Embedded cluster ab initio study of the neutral oxygen vacancy in quartz and cristobalite

The oxygen vacancy in silica is characterized theoretically using an ab initio unrestricted Hartree-Fock, embedded-cluster approach. Two models are adopted for the host crystal, alpha-quartz and beta-cristobalite. The defect formation energy, the transition energies from the ground to the first excited singlet and triplet states and the corresponding luminescence are considered. The electronic structure of the defect in the different states is analysed, and it is shown that the excitation corresponds to a transition between a bonding and an anti-bonding combination of the dangling orbitals of the two silicon atoms adjacent to the vacancy. The influence of the size of the cluster and of the basis set adopted are discussed; the latter proves to be more important. Difficulties in the convergence procedure were encountered, especially in the case of the vacancy in quartz, which prevented us from obtaining a complete set of results.

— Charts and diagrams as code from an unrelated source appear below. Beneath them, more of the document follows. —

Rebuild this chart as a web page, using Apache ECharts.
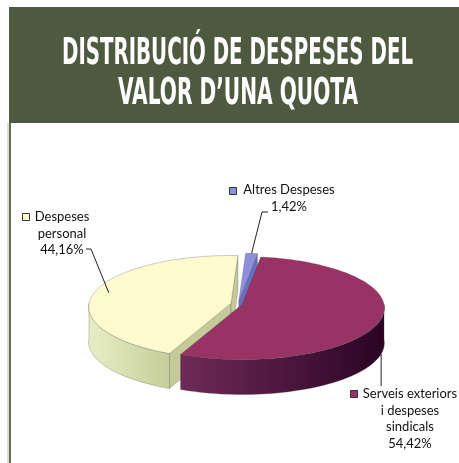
<!DOCTYPE html>
<html>
<head>
<meta charset="utf-8">
<script src="https://cdn.jsdelivr.net/npm/echarts@6/dist/echarts.min.js"></script>
<style>
  html, body { margin: 0; padding: 0; background: #fff; }
  #chart { width: 459px; height: 463px; }
</style>
</head>
<body>
<div id="chart"></div>
<script>
// dades del gràfic
const categories = ['Altres Despeses', 'Serveis exteriors i despeses sindicals', 'Despeses personal'];
const values = [1.42, 54.42, 44.16];
const percentLabels = ['1,42%', '54,42%', '44,16%'];
const labelLines = [['Altres Despeses'], ['Serveis exteriors', 'i despeses', 'sindicals'], ['Despeses', 'personal']];
const titleLines = ['DISTRIBUCIÓ DE DESPESES DEL', 'VALOR D\u2019UNA QUOTA'];

// estil
const topColors = ['#8d91dc', '#993366', '#fffbcf'];
const wallColors = [['#7478c8', '#5a5eb0'], ['#6f2a58', '#2b0424'], ['#e8eec4', '#c6ce9a']];
const faceColors = ['#6a6ec0', '#5a1a44', '#c4cb98'];
const explode = [8, 4.2, 7.2];
const EDGE = 'rgba(70,70,70,0.45)';
const CX = 238, CY = 304, RX = 142, RY = 51.5, H = 35, PERSP = 0.07;
const START = 3 * Math.PI / 180;
const LABEL_FONT = '13px Lato, "Liberation Sans", sans-serif';
const TITLE_FONT = 'bold 37px "Liberation Sans Narrow", "DejaVu Sans Condensed", sans-serif';

// posicio de les etiquetes (quadre de llegenda, text, guia)
const labelLayout = [
  { sq: [229, 187], tx: 289, ty: 182, guide: [[268, 212], [262, 212]], anchorZ: 0 },
  { sq: [350, 390], tx: 410, ty: 386, guide: [[0, 386]], anchorZ: H, vertical: true },
  { sq: [22, 213], tx: 62, ty: 209, guide: [[86, 249], [91, 249]], anchorZ: 0, anchorR: 0.9 }
];

function measure(text, font) {
  const ctx = document.createElement('canvas').getContext('2d');
  ctx.font = font;
  return ctx.measureText(text).width;
}

function renderItem(params, api) {
  const i = params.dataIndex;
  const total = values.reduce((a, b) => a + b, 0);
  let before = 0;
  for (let k = 0; k < i; k++) before += values[k];
  const a0 = START + before / total * 2 * Math.PI;
  const a1 = START + (before + api.value(1)) / total * 2 * Math.PI;
  const mid = (a0 + a1) / 2;
  const ox = CX + explode[i] * Math.sin(mid);
  const oy = CY - explode[i] * Math.cos(mid) * RY / RX;
  const pt = (th, r, z) => {
    const s = 1 - PERSP * Math.cos(th);
    return [ox + r * RX * Math.sin(th) * s, oy - r * RY * Math.cos(th) * s + z];
  };
  const arc = (s, e, z) => {
    const n = Math.max(2, Math.ceil((e - s) / (Math.PI / 90)));
    const pts = [];
    for (let k = 0; k <= n; k++) pts.push(pt(s + (e - s) * k / n, 1, z));
    return pts;
  };
  const children = [];

  // cares de tall visibles
  [[a0, a0 - Math.PI / 2], [a1, a1 + Math.PI / 2]].forEach(([a, n]) => {
    if (Math.cos(n) < 0.02) {
      children.push({
        type: 'polygon', z2: 1,
        shape: { points: [pt(a, 0, 0), pt(a, 1, 0), pt(a, 1, H), pt(a, 0, H)] },
        style: { fill: faceColors[i], stroke: EDGE, lineWidth: 0.6 }
      });
    }
  });

  // paret exterior (meitat davantera)
  const s = Math.max(a0, Math.PI / 2), e = Math.min(a1, 3 * Math.PI / 2);
  if (e > s) {
    children.push({
      type: 'polygon', z2: 2,
      shape: { points: arc(s, e, 0).concat(arc(s, e, H).reverse()) },
      style: {
        fill: {
          type: 'linear', x: 0, y: 0, x2: 1, y2: 0,
          colorStops: [{ offset: 0, color: wallColors[i][0] }, { offset: 1, color: wallColors[i][1] }]
        },
        stroke: EDGE, lineWidth: 0.6
      }
    });
  }

  // cara superior
  children.push({
    type: 'polygon', z2: 3,
    shape: { points: [pt(0, 0, 0)].concat(arc(a0, a1, 0)) },
    style: { fill: topColors[i], stroke: EDGE, lineWidth: 0.6 }
  });

  // etiqueta
  const lay = labelLayout[i];
  const anchor = pt(mid, lay.anchorR || 1, lay.anchorZ);
  let guide;
  if (lay.vertical) guide = [anchor, [anchor[0], lay.guide[0][1]]];
  else guide = lay.guide.concat([anchor]);
  children.push({
    type: 'polyline', z2: 4,
    shape: { points: guide },
    style: { stroke: '#222', lineWidth: 1, fill: null }
  });
  children.push({
    type: 'rect', z2: 5,
    shape: { x: lay.sq[0] + 0.5, y: lay.sq[1] + 0.5, width: 7, height: 7 },
    style: { fill: topColors[i], stroke: '#333', lineWidth: 1 }
  });
  children.push({
    type: 'text', z2: 5,
    x: lay.tx, y: lay.ty,
    style: {
      text: labelLines[i].concat([percentLabels[i]]).join('\n'),
      font: LABEL_FONT, fill: '#111',
      align: 'center', verticalAlign: 'top', lineHeight: 16.5
    }
  });
  return { type: 'group', children };
}

const titleTargets = [351, 240];
const chart = echarts.init(document.getElementById('chart'));
chart.setOption({
  animation: false,
  backgroundColor: '#fff',
  graphic: [
    { type: 'rect', shape: { x: 7, y: 123, width: 2, height: 340 }, style: { fill: '#dcdcdc' } },
    { type: 'rect', shape: { x: 9, y: 123, width: 2, height: 340 }, style: { fill: '#66704f' } },
    { type: 'rect', shape: { x: 9, y: 7, width: 450, height: 116 }, style: { fill: '#4e5a40' } },
    {
      type: 'text', x: 237.5, y: 54, scaleX: titleTargets[0] / measure(titleLines[0], TITLE_FONT),
      style: { text: titleLines[0], font: TITLE_FONT, fill: '#fff', align: 'center', verticalAlign: 'middle' }
    },
    {
      type: 'text', x: 238, y: 94, scaleX: titleTargets[1] / measure(titleLines[1], TITLE_FONT),
      style: { text: titleLines[1], font: TITLE_FONT, fill: '#fff', align: 'center', verticalAlign: 'middle' }
    }
  ],
  series: [{
    type: 'custom',
    name: 'Distribució',
    coordinateSystem: 'none',
    data: values.map((v, i) => ({ name: categories[i], value: [i, v] })),
    renderItem: renderItem
  }]
});
</script>
</body>
</html>
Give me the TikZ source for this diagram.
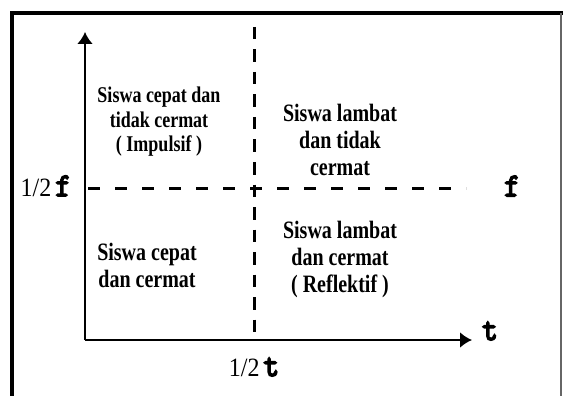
\documentclass[tikz,border=0pt]{standalone}
\usepackage{fontspec}
\setmainfont{Liberation Serif}
\newfontfamily\cour[FakeBold=5]{Latin Modern Mono}
\usetikzlibrary{arrows.meta}
\tikzset{
  axisline/.style={line width=2.8pt,-{Latex[length=12pt,width=16pt]}},
  vdash/.style={line width=3pt,dash pattern=on 12.5pt off 10pt},
  hdash/.style={line width=3pt,dash pattern=on 12pt off 15pt},
  quad/.style={align=center,font=\bfseries\fontsize{18}{19.6}\selectfont,inner sep=0pt,yscale=1.25,transform shape},
  quadb/.style={align=center,font=\bfseries\fontsize{20}{21.6}\selectfont,inner sep=0pt,yscale=1.25,transform shape},
  lbl/.style={inner sep=0pt,font=\fontsize{24}{26}\selectfont,yscale=1.1,transform shape},
  sym/.style={font=\cour\fontsize{30}{30}\selectfont},
}
\begin{document}
\begin{tikzpicture}[x=1pt,y=-1pt]
\useasboundingbox (0,0) rectangle (563,396);
% frame
\draw[line width=4.5pt] (12,398) -- (12,13) -- (563,13);
\draw[line width=1.2pt,black!60] (561,13) -- (561,398);
% axes
\coordinate (O) at (85,340);
\coordinate (ytop) at (85,32);
\coordinate (xend) at (472,340);
\draw[axisline] (O) -- (ytop);
\draw[axisline] (O) -- (xend);
% dashed lines
\coordinate (vt) at (254,27);
\coordinate (vb) at (254,336);
\coordinate (hl) at (88,188);
\coordinate (hr) at (466,188);
\draw[vdash] (vt) -- (vb);
\draw[hdash] (hl) -- (hr);
% labels
\node[lbl,anchor=east] (hf) at (71,186) {1/2\,{\cour\fontsize{30}{30}\selectfont f}};
\node[lbl,sym] (f) at (512,186) {f};
\node[lbl,sym] (t) at (490,331) {t};
\node[lbl] (ht) at (254,367) {1/2\,{\cour\fontsize{30}{30}\selectfont t}};
% quadrants
\node[quad] (q1) at (159,122) {Siswa cepat dan\\tidak cermat\\( Impulsif )};
\node[quadb] (q2) at (340,140) {Siswa lambat\\dan tidak\\cermat};
\node[quadb] (q3) at (147,265) {Siswa cepat\\dan cermat};
\node[quadb] (q4) at (340,259) {Siswa lambat\\dan cermat\\( Reflektif )};
\end{tikzpicture}
\end{document}
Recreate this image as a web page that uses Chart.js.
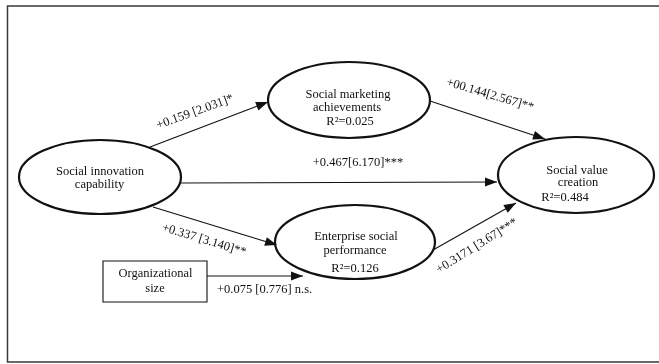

However, from a comparison of the two crystal systems and an analysis of the data obtained, it is concluded that the excitation and luminescence energies (approximate to 5.5 and approximate to 3.5 eV to the triplet, and approximate to 8.5 and approximate to 7 eV to the singlet excited states) are compatible with the hypothesis that the oxygen vacancy is a model of the oxygen-deficient centre SiODC(I) in silica. The formation energy of the vacancy is estimated at about 7 eV.